In this section, we will go through one ‚real-life‘-example of what you have learned so far. We will not cover the whole process but rather give you a guideline on how your approach should look like so that you can solve the rest for yourself. Note that we will mostly skip over linguistic details and focus on the technical side of the issues for this tutorial.
As you probably have guessed from the headline, we will take a look at the passive voice in the English language. Since the Penn Treebank and the SUSANNE Corpus encode their information differently, we will need different queries.
Just in case the Penn Treebank still is your favourite, be prepared to change your mind soon. As previously mentioned, it is always a good idea to start with one concrete sentence because we do not yet know how the passive is annotated in the Penn Treebank. To begin, we look for any simple sentence containing a passive. Such a sentence could contain the words were taken, so we will simply look for that. There are many possibilities here, it does not really matter, but try fairly common words so that you are sure to get at least a couple of good results. So, if we were to look for were taken, what would be a good query?
When you have found the correct query, you should get about 8 results and upon looking at them we will quickly see that were taken is always annotated like this:
(VP (VBD were)
(VP (VBN taken)
Thus, this is the structure we need to describe with our query. Our current query is way too specific, because first of all, we know that there can be any form of to be instead of just were. So, what we are looking for is any verb-tag that immediately dominates a form of to be. In order to describe ‚any verb-tag‘ in the Penn Treebank, we will use the regular expression /VB.?/. Since there is no seperate tag for forms of to be, we will have to to make sure to match them all. This can be achieved with a regular expression like this one: /^(be|is|am|are|was|were|been|being)$/. Combining these two with the correct basic link results in the following query: /VB.?/ < /^(be|is|am|are|was|were|been|being)$/.
So, now that we have described our form of to be, there is still something missing: following the form of to be, there has to be a past participle! Or to speak in TGrep-terms: we need to look for a verb-tag that immediately dominates a form of to be and is a sister of as well as immediately precedes a VP which itself immediately dominates a VBN (which is the word-tag for past participles). Getting confused yet?
Since we already have a good query for the first part, we only have to add the rest. If you have memorized the most important basic links, you will know that there is one that exactly fits ‚is a sister of as well as immediately precedes‘: $. !
Accordingly, our next query should be /VB.?/ < /^(be|is|am|are|was|were|been|being)$/ $. /VP/. The only thing left for us to include in our query is the VBN. Once again, brackets come into play. This is because without brackets, adding < /VBN/ to our query would mean that this link refers back to our /VB.?/ at the very beginning, when it is supposed to refer to the VP. The solution though is quite simple and yields us our final query:
/VB.?/ < /^(be|is|am|are|was|were|been|being)$/ $. (/VP/ < /VBN/)
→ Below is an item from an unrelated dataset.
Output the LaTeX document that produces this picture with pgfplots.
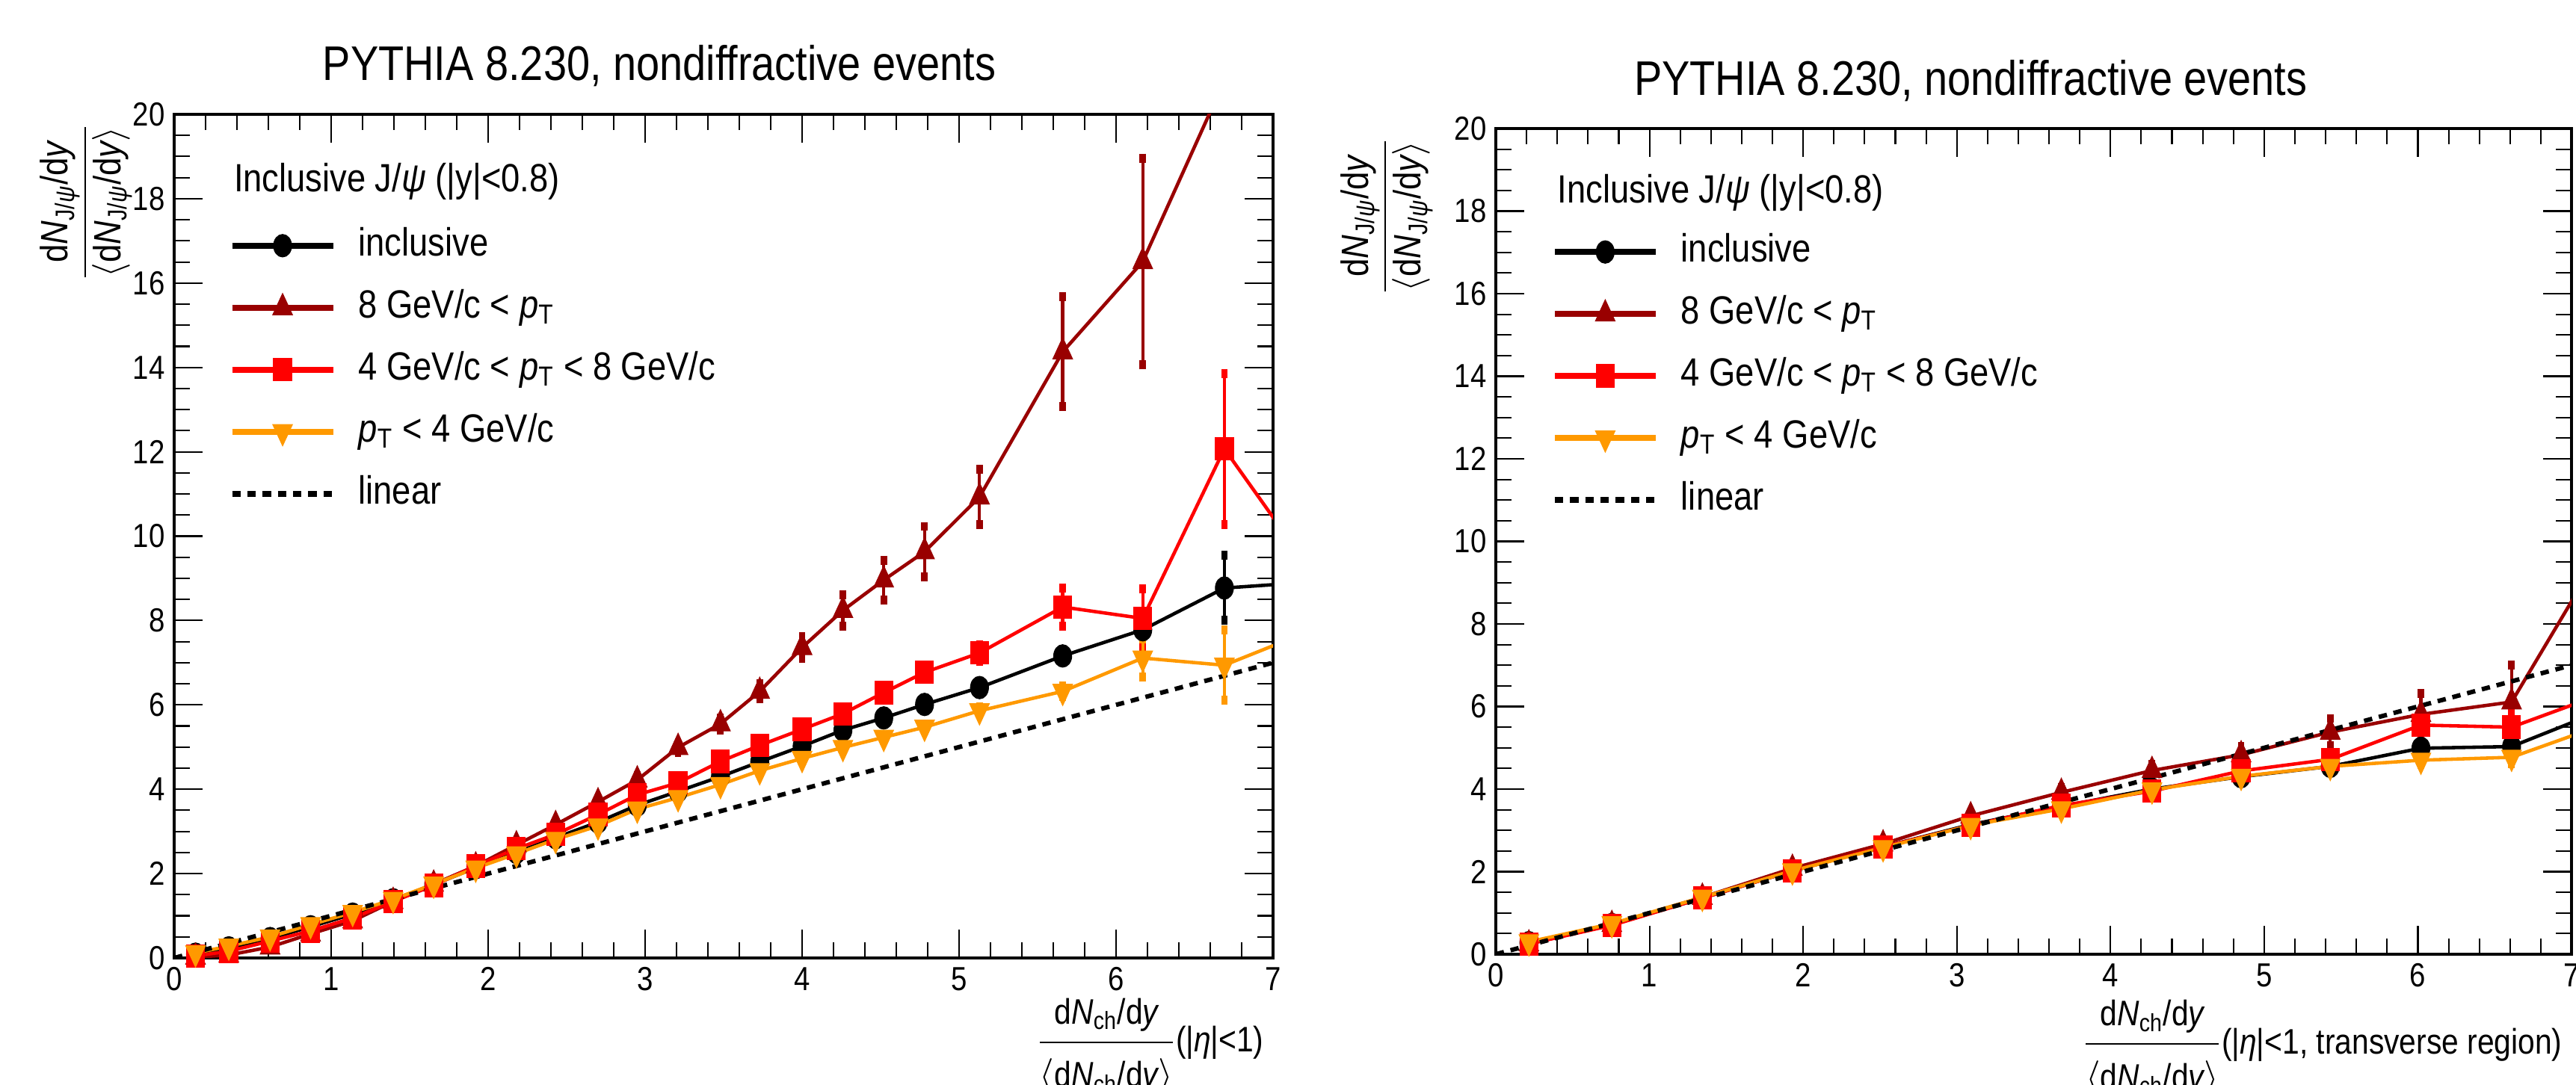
\documentclass[border=0pt]{standalone}
\usepackage{pgfplots}
\usepackage{pgfplotstable}
\pgfplotsset{compat=1.18}
\usepackage{amsmath}
\usepackage{fontspec}
\setmainfont{Liberation Sans}[FakeStretch=0.86]
\definecolor{cdred}{RGB}{153,0,0}
\definecolor{cred}{RGB}{255,0,0}
\definecolor{corange}{RGB}{255,153,0}

% ---------------- left panel data (|eta|<1) ----------------
\pgfplotstableread{
x y e
0.136 0.09 0.02
0.348 0.24 0.02
0.611 0.46 0.02
0.869 0.74 0.02
1.137 1.04 0.02
1.395 1.38 0.02
1.653 1.74 0.03
1.921 2.14 0.03
2.180 2.50 0.03
2.430 2.85 0.03
2.700 3.22 0.03
2.950 3.62 0.04
3.210 3.95 0.04
3.480 4.30 0.05
3.730 4.65 0.06
4.000 5.02 0.07
4.260 5.40 0.08
4.520 5.69 0.09
4.780 6.01 0.10
5.130 6.41 0.12
5.660 7.16 0.15
6.170 7.78 0.30
6.690 8.77 0.77
7.200 8.90 0
}\Lblack
\pgfplotstableread{
x y e
0.136 0.02 0.02
0.348 0.07 0.02
0.611 0.26 0.03
0.869 0.57 0.03
1.137 0.88 0.03
1.395 1.34 0.04
1.653 1.75 0.04
1.921 2.18 0.05
2.180 2.68 0.05
2.430 3.16 0.06
2.700 3.70 0.08
2.950 4.22 0.10
3.210 4.99 0.12
3.480 5.55 0.14
3.730 6.32 0.18
4.000 7.36 0.25
4.260 8.24 0.37
4.520 8.96 0.47
4.780 9.63 0.60
5.130 10.93 0.65
5.660 14.37 1.30
6.170 16.51 2.45
6.690 20.80 0
7.200 26.00 0
}\Ldred
\pgfplotstableread{
x y e
0.136 0.05 0.02
0.348 0.16 0.02
0.611 0.40 0.02
0.869 0.64 0.03
1.137 0.95 0.03
1.395 1.34 0.03
1.653 1.72 0.04
1.921 2.18 0.04
2.180 2.59 0.04
2.430 2.93 0.05
2.700 3.40 0.05
2.950 3.87 0.06
3.210 4.15 0.07
3.480 4.66 0.08
3.730 5.04 0.09
4.000 5.42 0.10
4.260 5.79 0.11
4.520 6.29 0.12
4.780 6.77 0.13
5.130 7.23 0.20
5.660 8.32 0.45
6.170 8.05 0.70
6.690 12.07 1.79
7.200 9.40 0
}\Lred
\pgfplotstableread{
x y e
0.136 0.12 0.02
0.348 0.28 0.02
0.611 0.50 0.02
0.869 0.79 0.02
1.137 1.08 0.02
1.395 1.39 0.02
1.653 1.75 0.02
1.921 2.13 0.03
2.180 2.47 0.03
2.430 2.81 0.03
2.700 3.13 0.03
2.950 3.53 0.04
3.210 3.80 0.04
3.480 4.11 0.04
3.730 4.44 0.05
4.000 4.73 0.05
4.260 4.99 0.06
4.520 5.23 0.07
4.780 5.47 0.08
5.130 5.86 0.09
5.660 6.32 0.12
6.170 7.11 0.45
6.690 6.94 0.83
7.200 7.70 0
}\Lorange

% ---------------- right panel data (transverse region) ----------------
\pgfplotstableread{
x y e
0.215 0.28 0.01
0.755 0.72 0.02
1.344 1.36 0.02
1.930 2.02 0.02
2.520 2.60 0.03
3.090 3.14 0.03
3.680 3.58 0.04
4.270 4.00 0.05
4.850 4.30 0.06
5.430 4.55 0.10
6.020 4.99 0.20
6.610 5.03 0.25
7.190 5.89 0
}\Rblack
\pgfplotstableread{
x y e
0.215 0.25 0.02
0.755 0.72 0.03
1.344 1.38 0.04
1.930 2.08 0.05
2.520 2.67 0.07
3.090 3.35 0.09
3.680 3.92 0.12
4.270 4.45 0.15
4.850 4.83 0.20
5.430 5.38 0.33
6.020 5.81 0.50
6.610 6.11 0.90
7.190 9.73 0
}\Rdred
\pgfplotstableread{
x y e
0.215 0.25 0.02
0.755 0.70 0.02
1.344 1.36 0.03
1.930 2.02 0.03
2.520 2.60 0.04
3.090 3.12 0.05
3.680 3.60 0.06
4.270 3.95 0.08
4.850 4.44 0.10
5.430 4.72 0.15
6.020 5.55 0.35
6.610 5.50 0.40
7.190 6.29 0
}\Rred
\pgfplotstableread{
x y e
0.215 0.30 0.01
0.755 0.74 0.01
1.344 1.38 0.02
1.930 2.02 0.02
2.520 2.58 0.02
3.090 3.12 0.03
3.680 3.52 0.03
4.270 3.98 0.04
4.850 4.31 0.05
5.430 4.55 0.06
6.020 4.70 0.10
6.610 4.77 0.15
7.190 5.54 0
}\Rorange

\newcommand{\xfrac}{\dfrac{\text{d}\textit{N}_{\text{ch}}\text{/d}\textit{y}\rule[-5pt]{0pt}{5pt}}{\rule{0pt}{15pt}\langle\text{d}\textit{N}_{\text{ch}}\text{/d}\textit{y}\rangle}}
\newcommand{\yfrac}{\dfrac{\text{d}\textit{N}_{\text{J/\textit{ψ}}}\text{/d}\textit{y}}{\langle\text{d}\textit{N}_{\text{J/\textit{ψ}}}\text{/d}\textit{y}\rangle}}

\pgfplotsset{
  rootstyle/.style={
    scale only axis, anchor=south west,
    xmin=0, xmax=7, ymin=0, ymax=20,
    xtick={0,1,...,7}, ytick={0,2,...,20},
    minor x tick num=4, minor y tick num=3,
    tick align=inside,
    major tick length=0.38cm, minor tick length=0.21cm,
    axis line style={line width=1pt},
    every tick/.style={black, line width=0.6pt},
    tick label style={font=\fontsize{12.7}{14}\selectfont},
    /pgf/number format/assume math mode=true,
    clip=true,
    every axis title/.style={font=\fontsize{18.5}{20}\selectfont, anchor=base, at={(0.4415,1.0407)}},
    every axis x label/.style={anchor=east, font=\fontsize{13.5}{15}\selectfont},
    every axis y label/.style={rotate=90, anchor=east, font=\fontsize{14.5}{16}\selectfont},
    legend cell align=left,
    legend style={draw=none, fill=none, inner sep=0pt, outer sep=0pt,
      row sep=0pt, column sep=0.3cm, anchor=north west,
      font=\fontsize{15}{16}\selectfont,
      nodes={inner ysep=0pt, inner xsep=0pt, text height=15.7pt, text depth=7.9pt}},
    legend image code/.code={%
      \draw[mark repeat=2, mark phase=2, ##1, line width=2.3pt]
        plot coordinates {(0cm,0cm) (0.675cm,0cm) (1.35cm,0cm)};},
  },
  ebar/.style={error bars/.cd, y dir=both, y explicit, error mark=-,
    error bar style={line width=1.2pt},
    error mark options={line width=2.5pt, mark size=1.7pt}},
  sblack/.style={black, line width=1.3pt, mark=*, mark size=4.3pt,
    mark options={solid, line width=0.3pt, xscale=0.8}},
  sdred/.style={cdred, line width=1.3pt, mark=triangle*, mark size=5.4pt,
    mark options={solid, line width=0.3pt, xscale=0.8}},
  sred/.style={cred, line width=1.3pt, mark=square*, mark size=4.3pt,
    mark options={solid, line width=0.3pt, xscale=0.8}},
  sorange/.style={corange, line width=1.3pt, mark=triangle*, mark size=5.4pt,
    mark options={solid, line width=0.3pt, xscale=0.8, rotate=180}},
  slin/.style={black, line width=1.7pt, dash pattern=on 3.2pt off 2.6pt, mark=none},
}

\begin{document}
\begin{tikzpicture}
\useasboundingbox (0,0) rectangle (34.46cm,14.52cm);

% ================= left panel =================
\begin{axis}[rootstyle,
  at={(2.33cm,1.70cm)}, width=14.70cm, height=11.29cm,
  title={PYTHIA 8.230, nondiffractive events},
  xlabel={$\xfrac$(|\textit{η}|<1)},
  xlabel style={at={(1,-0.106)}},
  ylabel={$\yfrac$},
  ylabel style={at={(-0.08,1)}},
  legend style={at={(0.050,0.881)}},
]
\addplot[sblack, ebar] table[x=x, y=y, y error=e] {\Lblack};
\addlegendentry{inclusive}
\addplot[sdred, ebar] table[x=x, y=y, y error=e] {\Ldred};
\addlegendentry{8 GeV/c < \textit{p}$_{\text{T}}$}
\addplot[sred, ebar] table[x=x, y=y, y error=e] {\Lred};
\addlegendentry{4 GeV/c < \textit{p}$_{\text{T}}$ < 8 GeV/c}
\addplot[sorange, ebar] table[x=x, y=y, y error=e] {\Lorange};
\addlegendentry{\textit{p}$_{\text{T}}$ < 4 GeV/c}
\addplot[slin] coordinates {(0,0) (7,7)};
\addlegendentry{linear}
\node[anchor=base west, font=\fontsize{15}{16}\selectfont] at (rel axis cs:0.046,0.908) {Inclusive J/\textit{ψ} (|y|<0.8)};
\end{axis}

% ================= right panel =================
\begin{axis}[rootstyle,
  at={(20.01cm,1.75cm)}, width=14.39cm, height=11.05cm,
  title={PYTHIA 8.230, nondiffractive events},
  xlabel={$\xfrac$(|\textit{η}|<1, transverse region)},
  xlabel style={at={(1,-0.115)}},
  ylabel={$\yfrac$},
  ylabel style={at={(-0.1015,1)}},
  legend style={at={(0.052,0.888)}},
]
\addplot[sblack, ebar] table[x=x, y=y, y error=e] {\Rblack};
\addlegendentry{inclusive}
\addplot[sdred, ebar] table[x=x, y=y, y error=e] {\Rdred};
\addlegendentry{8 GeV/c < \textit{p}$_{\text{T}}$}
\addplot[sred, ebar] table[x=x, y=y, y error=e] {\Rred};
\addlegendentry{4 GeV/c < \textit{p}$_{\text{T}}$ < 8 GeV/c}
\addplot[sorange, ebar] table[x=x, y=y, y error=e] {\Rorange};
\addlegendentry{\textit{p}$_{\text{T}}$ < 4 GeV/c}
\addplot[slin] coordinates {(0,0) (7,7)};
\addlegendentry{linear}
\node[anchor=base west, font=\fontsize{15}{16}\selectfont] at (rel axis cs:0.049,0.9095) {Inclusive J/\textit{ψ} (|y|<0.8)};
\end{axis}
\end{tikzpicture}
\end{document}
Once you think you have reached your final query, it is always a good to take a look at as many results as possible in order to be sure that your results are correct.
We have been praising the SUSANNE Corpus quite often in our tutorial and finally it is time for SUSANNE to shine! There might be faster ways of discovering this, but we will start with the same query as before and look for an instances of were taken. /^were$/ . /^taken$/ gives us 6 results:
(Vwp (VBDR were)
Now, we might try to describe that relationship as we did before with the Penn Treebank, but because we know that the SUSANNE annotation scheme is very detailed, we will try to find out what Vwp actually stands for. The capital V means we are dealing with a verb group, which is not really a surprise to us. The subcategory symbol w gives us the information that the verb group begins with a were. This already indicates that the tags of the SUSANNE scheme include much more information, but still, this does not really help us. The lowercase p, however, is our holy grail. Any tag that begins with a capital V and contains a lowercase p is a passive verb group! All we have to do isformulating a regular expression describing this pattern.
By now, this should not be too difficult for you. What would be a good regular expression?
As you have seen, even a rather basic grammatical construction can be quite difficult to query for. As a linguist, you will probably be left unsatisfied with this tutorial. Sure, you formulated a good query and were able to extract passive sentences from a treebank, but why?
Well, our tutorial is only meant to be a starting point for your ventures into the world of treebanks. We (hopefully) have taught you the tools you need to discover facts on your own. One next possible step could be to take up our queries on the passive and find out how often the by-phrase, which can be used to realise the subject of the corresponding active phrase, is left out. But there are many other exciting things for you to find out as well!